Nocturno agitado. Cuatro escenas pequinesas con coda limeña

Pekín y Lima tienen seguramente muy poco en común; como, por ejemplo, el hecho de que ambas ciudades viven en mí en estos días: una pues porque en fin; y la otra, pues por la TV. Por ejemplo, de noche, anteayer.


1

Veía yo de madrugada la competencia de ciclismo BMX -que es una especie de motocross para bicis montañeras, con montículos de arena y curvas-, en los cuartos de final, y en eso mi mamá me pregunta que si acaso en aquellas competencias se caerán, y en esas ¡zas!, que se va para abajo más de uno.


2

Algo después, en la competencia de taekwondo femenino, leo en la pantalla que se enfrentan la marroquí y la iraní, y me digo si será remotamente posible que acaso a la iraní se le ocurra aparecerse con alguna suerte de velo, y en eso ¡zas!, que la iraní se aparece con un velo blanco -sobre el que luego ajustó el casco-, y aún había más, que su entrenadora venía también con velo, pero negro. ¿La ganadora? La de la cabeza envuelta.


3

De vuelta al ciclismo BMX, creo que también otra ronda de cuartos de final, se sueltan los competidores desde lo alto de una rampa, y van, y vuelan todos muy parejos. Adelante iba un estadounidense; atrás de él iba un fulano que era el segundo; a su izquierda, algo más atrás, iba un negro sudafricano que era tercero; y más atrás de ellos venían zutano, perencejo y otros. Me quedé viendo al negro. No es broma, ni hay doble sentido: llanamente me llamó la atención. No sé por qué. Quizá porque era el único negro en medio de tanto blanco. Quizá porque como era sudafricano me asaltó la peregrina idea de que ganaba y que Charlize Theron se aparecía y le ponía la medalla y le ceñía la corona de laurel -que no entregan- y sonreía con sus hombros descubiertos y les tomaban fotos y todos nos llenábamos de regocijo. No lo sé. Lo cierto es que el norteamericano que encabezaba la carrera se vino al suelo, y tras él el segundo, y tras ellos los otros merenganos; y el sudafricano, que providencialmente venía tercero en otro carril, de modo que ningún caído se cruzaba en su camino, pues, vino a ser ahora el primero vaya. Y pedaleó y pedaleó, perseguido por los nuevos y milagrosos segundo y tercero, hasta que llegaron los tres a la meta, con el negro de primero. Los tres pedaleaban tranquilos, dando vueltas frente a la meta, tras de la que se extendía la pista, larga y vacía como el tiempo que faltó para que llegaran el cuarto, el quinto… todos los caídos.


4

Antes de irme a dormir, dos hombres, uno ucraniano, de celeste, y otro turco, de rojo, tan pesados como yo, se dieron a la lucha estilo libre por el oro olímpico. La pelea iba parejísima. La gente gritaba a rabiar. Los entrenadores también, claro. Pero, además, al ucraniano le gritaba desde las galerías una chica, casaca celeste, rubia, ojitos claros, quién sabe si verdes o celestes. Había que ver cómo vivía la pelea esa chica. Cómo sufría. Cuando el fin de la lucha se acercaba, y ya parecía que ganaba el turco -como efectivamente sucedió-, la rubia volteaba el rostro con desconsuelo, la mano en la cabeza, los ojos al techo, los labios al suelo.

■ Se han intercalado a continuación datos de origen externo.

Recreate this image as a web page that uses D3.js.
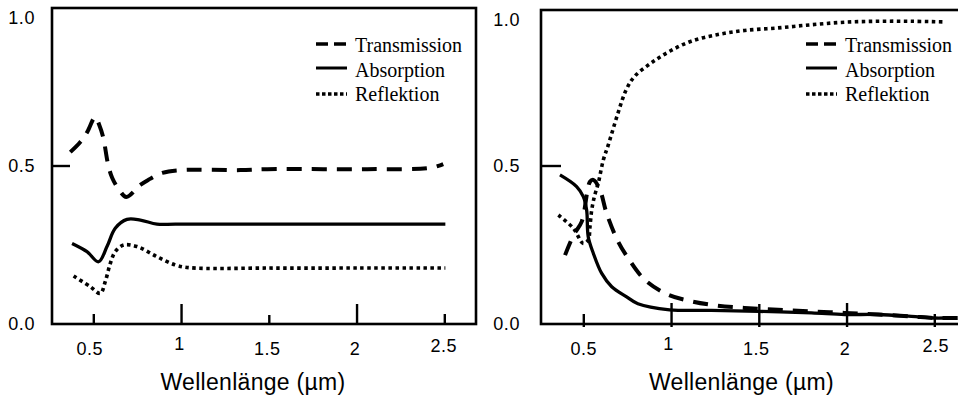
<!DOCTYPE html>
<html>
<head>
<meta charset="utf-8">
<script src="https://cdn.jsdelivr.net/npm/d3@7"></script>
<style>
  html, body { margin: 0; padding: 0; background: #fff; }
  svg { display: block; }
</style>
</head>
<body>
<svg id="chart" width="958" height="398"></svg>
<script>
// ---- Data: wavelength (µm) and fraction of incident radiation ----
// Left panel
const leftTransX = [0.369, 0.426, 0.466, 0.511, 0.534, 0.557, 0.585, 0.608, 0.648, 0.688, 0.768, 0.813, 0.893, 0.996, 1.338, 1.491, 2.061, 2.42, 2.494];
const leftTransY = [0.544, 0.576, 0.608, 0.655, 0.630, 0.589, 0.503, 0.462, 0.424, 0.402, 0.440, 0.456, 0.478, 0.487, 0.487, 0.490, 0.490, 0.494, 0.506];
const leftAbsX = [0.379, 0.464, 0.530, 0.578, 0.625, 0.692, 0.768, 0.863, 0.967, 1.5, 2.0, 2.506];
const leftAbsY = [0.255, 0.229, 0.197, 0.245, 0.303, 0.331, 0.329, 0.316, 0.316, 0.316, 0.316, 0.316];
const leftReflX = [0.388, 0.483, 0.540, 0.568, 0.597, 0.625, 0.673, 0.749, 0.863, 0.967, 1.053, 1.5, 2.0, 2.506];
const leftReflY = [0.152, 0.118, 0.097, 0.134, 0.192, 0.229, 0.250, 0.245, 0.213, 0.187, 0.178, 0.177, 0.177, 0.177];

// Right panel
const rightTransX = [0.396, 0.445, 0.491, 0.538, 0.557, 0.595, 0.633, 0.699, 0.756, 0.852, 0.982, 1.115, 1.267, 1.419, 1.609, 1.80, 1.989, 2.179, 2.369, 2.498, 2.635];
const rightTransY = [0.218, 0.282, 0.324, 0.450, 0.456, 0.424, 0.350, 0.260, 0.208, 0.139, 0.093, 0.072, 0.058, 0.051, 0.045, 0.040, 0.035, 0.030, 0.024, 0.019, 0.019];
const rightAbsX = [0.367, 0.462, 0.500, 0.519, 0.528, 0.557, 0.605, 0.662, 0.747, 0.811, 0.992, 1.229, 1.501, 1.80, 1.989, 2.179, 2.369, 2.498, 2.559];
const rightAbsY = [0.472, 0.435, 0.403, 0.361, 0.276, 0.224, 0.160, 0.118, 0.086, 0.064, 0.045, 0.043, 0.040, 0.035, 0.030, 0.030, 0.024, 0.019, 0.019];
const rightReflX = [0.358, 0.443, 0.500, 0.528, 0.538, 0.548, 0.563, 0.585, 0.614, 0.642, 0.698, 0.745, 0.793, 0.887, 0.992, 1.115, 1.267, 1.419, 1.609, 1.80, 1.989, 2.179, 2.369, 2.549];
const rightReflY = [0.345, 0.303, 0.255, 0.266, 0.308, 0.361, 0.403, 0.445, 0.519, 0.566, 0.668, 0.742, 0.784, 0.826, 0.863, 0.895, 0.916, 0.929, 0.937, 0.947, 0.955, 0.958, 0.958, 0.956];

// Axis ticks and labels
const xTickValues = [0.5, 1, 1.5, 2, 2.5];
const xTickLabels = ["0.5", "1", "1.5", "2", "2.5"];
const yTickValues = [0, 0.5, 1];
const yTickLabels = ["0.0", "0.5", "1.0"];
const seriesNames = ["Transmission", "Absorption", "Reflektion"];
const xAxisTitle = "Wellenlänge (µm)";

// ---- Layout and styles ----
const seriesStyle = [
  { width: 4,   dash: "15,10",   legendDash: "12,6" },
  { width: 3.3, dash: null,      legendDash: null },
  { width: 3.6, dash: "3.5,3.5", legendDash: "3.5,2.5" }
];

const panels = [
  {
    frame: { x0: 52, y0: 8, x1: 476, y1: 324 },
    xRange: [93.3, 444.3],
    yTickLen: 18,
    xTickLen: [10, 20, 9, 20, 10],
    xTickOut: 0,
    xLabelNudge: [0, -5, 0, 0, -3],
    xLabelShift: [-4, -2, -2, -2, -1],
    yLabelGap: 17,
    legendLine: [316, 347],
    legendText: 355,
    series: [
      { x: leftTransX, y: leftTransY },
      { x: leftAbsX, y: leftAbsY },
      { x: leftReflX, y: leftReflY }
    ]
  },
  {
    frame: { x0: 541, y0: 10, x1: 964, y1: 324 },
    xRange: [583.3, 934.3],
    yTickLen: 20,
    xTickLen: [10, 21, 20, 21, 10],
    xTickOut: 3,
    xLabelNudge: [0, -5, 0, 0, -3],
    xLabelShift: [0, -3, -3, -2, 1],
    yLabelGap: 21,
    legendLine: [806, 837],
    legendText: 845,
    series: [
      { x: rightTransX, y: rightTransY },
      { x: rightAbsX, y: rightAbsY },
      { x: rightReflX, y: rightReflY }
    ]
  }
];

const legendRows = [44, 68, 94];
const legendBaselines = [52, 77, 101];
const sansFont = "'Liberation Sans', Arial, Helvetica, sans-serif";

const svg = d3.select("#chart");

panels.forEach(p => {
  const f = p.frame;
  const x = d3.scaleLinear().domain([0.5, 2.5]).range(p.xRange);
  const y = d3.scaleLinear().domain([0, 1]).range([324, 8]);
  const g = svg.append("g");

  // curves
  const line = d3.line()
    .x(d => x(d[0]))
    .y(d => y(d[1]))
    .curve(d3.curveCatmullRom.alpha(0.5));

  p.series.forEach((s, i) => {
    const pts = s.x.map((v, k) => [v, s.y[k]]);
    const st = seriesStyle[i];
    g.append("path")
      .attr("d", line(pts))
      .attr("fill", "none")
      .attr("stroke", "#000")
      .attr("stroke-width", st.width)
      .attr("stroke-linejoin", "round")
      .attr("stroke-dasharray", st.dash);
  });

  // frame
  g.append("rect")
    .attr("x", f.x0).attr("y", f.y0)
    .attr("width", f.x1 - f.x0).attr("height", f.y1 - f.y0)
    .attr("fill", "none").attr("stroke", "#000").attr("stroke-width", 2.6);

  // x axis: ticks pointing into the plot, of alternating length
  const xAxis = d3.axisBottom(x)
    .tickValues(xTickValues)
    .tickFormat((d, i) => xTickLabels[i])
    .tickSizeOuter(0);
  const xg = g.append("g").attr("transform", `translate(0,${f.y1})`).call(xAxis)
    .attr("font-family", sansFont).attr("font-size", 18);
  xg.select(".domain").remove();
  xg.selectAll(".tick line")
    .attr("y1", p.xTickOut)
    .attr("y2", (d, i) => -p.xTickLen[i])
    .attr("stroke", "#000").attr("stroke-width", 2.4);
  xg.selectAll(".tick text")
    .attr("y", (d, i) => 31 + p.xLabelNudge[i])
    .attr("dy", 0)
    .attr("x", (d, i) => p.xLabelShift[i])
    .attr("fill", "#000")
    .style("letter-spacing", "0.6px");

  // y axis: labels outside, a single tick at 0.5
  const yAxis = d3.axisLeft(y)
    .tickValues(yTickValues)
    .tickFormat((d, i) => yTickLabels[i])
    .tickSizeOuter(0);
  const yg = g.append("g").attr("transform", `translate(${f.x0},0)`).call(yAxis)
    .attr("font-family", sansFont).attr("font-size", 18);
  yg.select(".domain").remove();
  yg.selectAll(".tick").attr("transform", null);
  yg.selectAll(".tick line")
    .attr("x1", 0).attr("x2", d => d === 0.5 ? p.yTickLen : 0)
    .attr("y1", d => y(d)).attr("y2", d => y(d))
    .attr("stroke", "#000").attr("stroke-width", 2.4);
  yg.selectAll(".tick text")
    .attr("x", -p.yLabelGap)
    .attr("y", d => Math.max(y(d) + 6, f.y0 + 16))
    .attr("dy", 0)
    .attr("text-anchor", "end")
    .attr("fill", "#000")
    .style("letter-spacing", "0.6px");

  // axis title
  g.append("text")
    .attr("x", (f.x0 + f.x1) / 2 - 11)
    .attr("y", 390)
    .attr("text-anchor", "middle")
    .attr("font-family", sansFont)
    .attr("font-size", 23)
    .style("letter-spacing", "0.3px")
    .text(xAxisTitle);

  // legend
  seriesNames.forEach((name, i) => {
    const st = seriesStyle[i];
    g.append("line")
      .attr("x1", p.legendLine[0]).attr("x2", p.legendLine[1])
      .attr("y1", legendRows[i]).attr("y2", legendRows[i])
      .attr("stroke", "#000")
      .attr("stroke-width", i === 1 ? 3 : 3.4)
      .attr("stroke-dasharray", st.legendDash);
    g.append("text")
      .attr("x", p.legendText)
      .attr("y", legendBaselines[i])
      .attr("font-family", "'Liberation Serif', 'Times New Roman', serif")
      .attr("font-size", 20)
      .text(name);
  });
});
</script>
</body>
</html>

¿Sería su novia, su esposa? ¿Qué le habría estado diciendo, lo que le haría de noche si se llevaba el oro? ¿Qué habrían hecho los novios en la noche de la derrota?


Coda

Antes de todos estos olímpicos sucesos me fui a ver Batman, el caballero de la noche. No voy a hablar de las excelencias del filme de Nolan, ni de la actuación de Ledger, que eso ya se habrá hecho con más talento que el mío. Sólo quiero declarar que tras el filme me fui al baño, al urinario, y que ahí no podía hacer más que orinar. Era horrible. No podía voltear a la derecha porque asustaría a mi accidental compañero, no podía voltear a la izquierda porque mojaría el piso, y hay que considerar el esfuerzo de los empleados de Cinemark. Tampoco podía dar media vuelta y marcharme, porque mojaría mis pantalones mientras caminaba rumbo a casa, además de que la gente se escandalizaría, no por ninguna dotación especial que yo pueda tener, que no lo creo, sino porque somos así. En fin, que era horrible. Yo no sabía si el que estaba orinando era yo, o si acaso era más bien la orina la que estaba hombreando, la que me usaba para fluir rumbo a los océanos inabarcables.